Rex Harrison est splendide en amoureux malgré lui, étouffé par son cynisme, mais irradié par la présence d’Eliza, magnifique Audrey Hepburn. Leur duo antithétique donne lieu à de savoureuses scènes burlesques tout au long de l’éducation d’Eliza. Les méthodes du linguiste sont musclées, et parfois même un peu sadiques : il lui fait articuler des phrases imprononçables (du genre « les chaussettes de l’archiduchesse../ ») en lui gavant la bouche de billes…la pauvre Eliza finit par en avaler une, manquant de s’étouffer. Higgins s’en aperçoit, et la rassure aussitôt, à sa façon: « ça ne fait rien, j’en ai d’autres !» Eliza se venge ensuite, lors d’une séquence de rêve hilarante : son impitoyable prof se fait fusiller par la garde nationale! L’élève donne du fil à retordre au maître, le duel est permanent. Elle perd en innocence à mesure qu’elle se cultive, tandis que lui goûte le plaisir simple d’une présence féminine dans son univers constitué de livres poussiéreux et d’innombrables magnétophones. Eliza et le docteur Higgins sont finalement deux « hors classe ». Lui par misanthropie (il déteste autant les riches que les pauvres), elle parce qu’elle ne se sent plus à l’aise nulle part. Trop spontanée pour le monde étriqué de le haute bourgeoisie, trop sophistiquée désormais pour espérer regagner son quartier d’origine. Les siens ne la reconnaissent d’ailleurs même plus dans la rue. L’amour réunira ces deux êtres déracinés.

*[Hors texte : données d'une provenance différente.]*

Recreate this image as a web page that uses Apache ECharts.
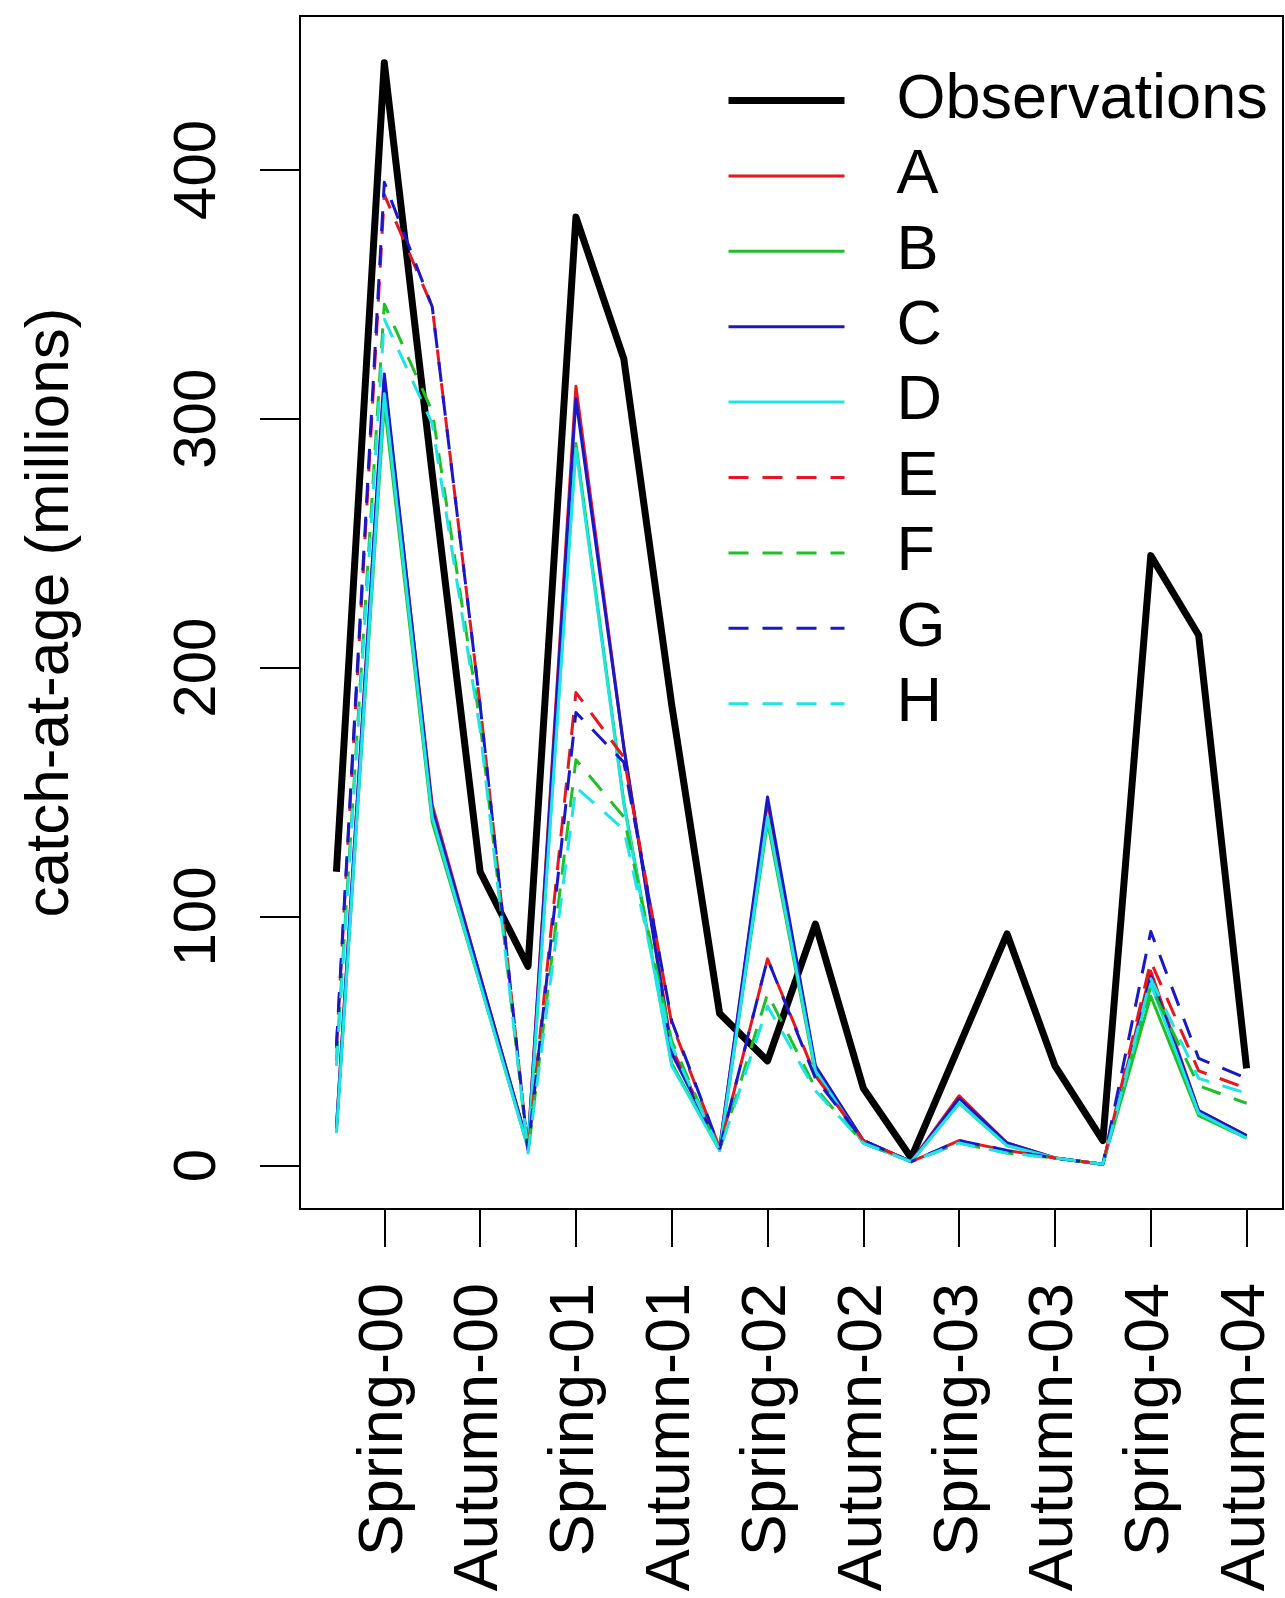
<!DOCTYPE html>
<html>
<head>
<meta charset="utf-8">
<script src="https://cdn.jsdelivr.net/npm/echarts@6/dist/echarts.min.js"></script>
<style>
html,body{margin:0;padding:0;background:#fff;}
#chart{width:1285px;height:1598px;}
</style>
</head>
<body>
<div id="chart"></div>
<script>
// ---- data ----
const quarterIndex = [1,2,3,4,5,6,7,8,9,10,11,12,13,14,15,16,17,18,19,20];
const tickPositions = [2,4,6,8,10,12,14,16,18,20];
const tickLabels = ['Spring-00','Autumn-00','Spring-01','Autumn-01','Spring-02','Autumn-02','Spring-03','Autumn-03','Spring-04','Autumn-04'];
const yTicks = [0,100,200,300,400];
const yAxisTitle = 'catch-at-age (millions)';

const observations = [118,443,278,118,80,381,324,185,61,42,97,31,3,48,93,40,10,245,213,39];
const seriesA = [15,316,145,76,8,313,168,47,7,146,39,10,1.5,28,9,3,0.5,78,22,12];
const seriesB = [14,306,138,73,7,290,146,41,6,138,37,9,1.5,25,8,3,0.5,68,20,11];
const seriesC = [15,318,143,76,8,308,168,45,7,148,40,10,1.5,27,9,3,0.5,76,22,12];
const seriesD = [13,310,140,73,7,288,145,40,6,140,38,9,1.5,25,8,3,0.5,73,21,11];
const seriesE = [47,390,345,185,6,190,164,57,7,83,36,10,1.5,10,6,3,0.5,82,38,31];
const seriesF = [42,346,303,178,5,163,140,50,6,69,31,9,1.5,9,5,3,0.5,72,32,25];
const seriesG = [48,395,345,185,6,182,162,58,7,83,35,10,1.5,10,6,3,0.5,94,43,35];
const seriesH = [40,340,298,175,5,152,135,48,6,64,30,9,1.5,9,5,3,0.5,75,35,29];

const seriesNames = ['Observations','A','B','C','D','E','F','G','H'];
const seriesValues = [observations,seriesA,seriesB,seriesC,seriesD,seriesE,seriesF,seriesG,seriesH];

// ---- styles ----
const FONT = '"Liberation Sans", Arial, Helvetica, sans-serif';
const RED = '#E8161E', GREEN = '#1FBF26', BLUE = '#1818C8', CYAN = '#1FE4E4';
const styles = [
  {color:'#000000', width:7, type:'solid'},
  {color:RED, width:3, type:'solid'},
  {color:GREEN, width:3, type:'solid'},
  {color:BLUE, width:3, type:'solid'},
  {color:CYAN, width:3, type:'solid'},
  {color:RED, width:3, type:[20,14]},
  {color:GREEN, width:3, type:[20,14]},
  {color:BLUE, width:3, type:[20,14]},
  {color:CYAN, width:3, type:[20,14]}
];

const series = seriesNames.map((name, k) => ({
  name: name,
  type: 'line',
  data: quarterIndex.map((x, i) => [x, seriesValues[k][i]]),
  symbol: 'none',
  showSymbol: false,
  animation: false,
  z: 2 + k,
  lineStyle: {color: styles[k].color, width: styles[k].width, type: styles[k].type, cap: 'butt', join: 'round'},
  itemStyle: {color: styles[k].color}
}));

const legendData = seriesNames.map((name, k) => ({
  name: name,
  itemStyle: {opacity: 0},
  lineStyle: {color: styles[k].color, width: styles[k].width, type: styles[k].type}
}));

const chart = echarts.init(document.getElementById('chart'), null, {renderer: 'canvas'});
chart.setOption({
  backgroundColor: '#ffffff',
  animation: false,
  grid: {left: 300, right: 2, top: 16, bottom: 389, show: true, borderColor: '#000', borderWidth: 2, backgroundColor: 'transparent'},
  legend: {
    orient: 'vertical',
    left: 725,
    top: 69,
    padding: 0,
    itemWidth: 116,
    itemHeight: 2,
    itemGap: 12.4,
    data: legendData,
    selectedMode: false,
    itemStyle: {opacity: 0},
    lineStyle: {width: 'inherit'},
    textStyle: {fontSize: 63, fontFamily: FONT, color: '#000', lineHeight: 63, padding: [0, 0, 0, 47]}
  },
  xAxis: {
    type: 'value',
    min: 0.24,
    max: 20.76,
    axisLine: {show: true, onZero: false, lineStyle: {color: '#000', width: 2}},
    axisTick: {show: true, customValues: tickPositions, length: 38, lineStyle: {color: '#000', width: 2}},
    axisLabel: {
      customValues: tickPositions,
      formatter: function (v) { const j = tickPositions.indexOf(Math.round(v)); return j >= 0 ? tickLabels[j] : ''; },
      rotate: 90, fontSize: 63, margin: 74, color: '#000', fontFamily: FONT
    },
    splitLine: {show: false}
  },
  yAxis: {
    type: 'value',
    min: -17.5,
    max: 461.8,
    name: yAxisTitle,
    nameLocation: 'middle',
    nameRotate: 90,
    nameGap: 218,
    nameTextStyle: {fontSize: 62, fontFamily: FONT, color: '#000'},
    axisLine: {show: true, onZero: false, lineStyle: {color: '#000', width: 2}},
    axisTick: {show: true, customValues: yTicks, length: 40, lineStyle: {color: '#000', width: 2}},
    axisLabel: {customValues: yTicks, rotate: 90, fontSize: 60, margin: 72, color: '#000', fontFamily: FONT},
    splitLine: {show: false}
  },
  series: series
});
</script>
</body>
</html>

Splendidement chorégraphiées en long plan séquences, les scènes musicales font avancer l’histoire à la manière de monologues intérieurs, sans venir parasiter le film en cassant artificiellement la dramaturgie, comme c’est parfois le cas dans les comédies musicales. Ici, tout s’enchaîne dans un flux miraculeux et réjouissant. L’élégante mise en scène de Cukor, épousant le rythme des sentiments des personnages, est magnifiée par le travail sur les décors de Cecil Beaton (pourtant en conflit avec le réalisateur lors du tournage) d’un grand raffinement.
My Fair Lady pétille et séduit les sens comme un grand champagne, mais tient sa saveur particulière de son acidité. Beauté plastique renversante, acteurs irrésistibles, humour mordant : il faut redécouvrir sans hésiter ce chef d’œuvre sur grand écran.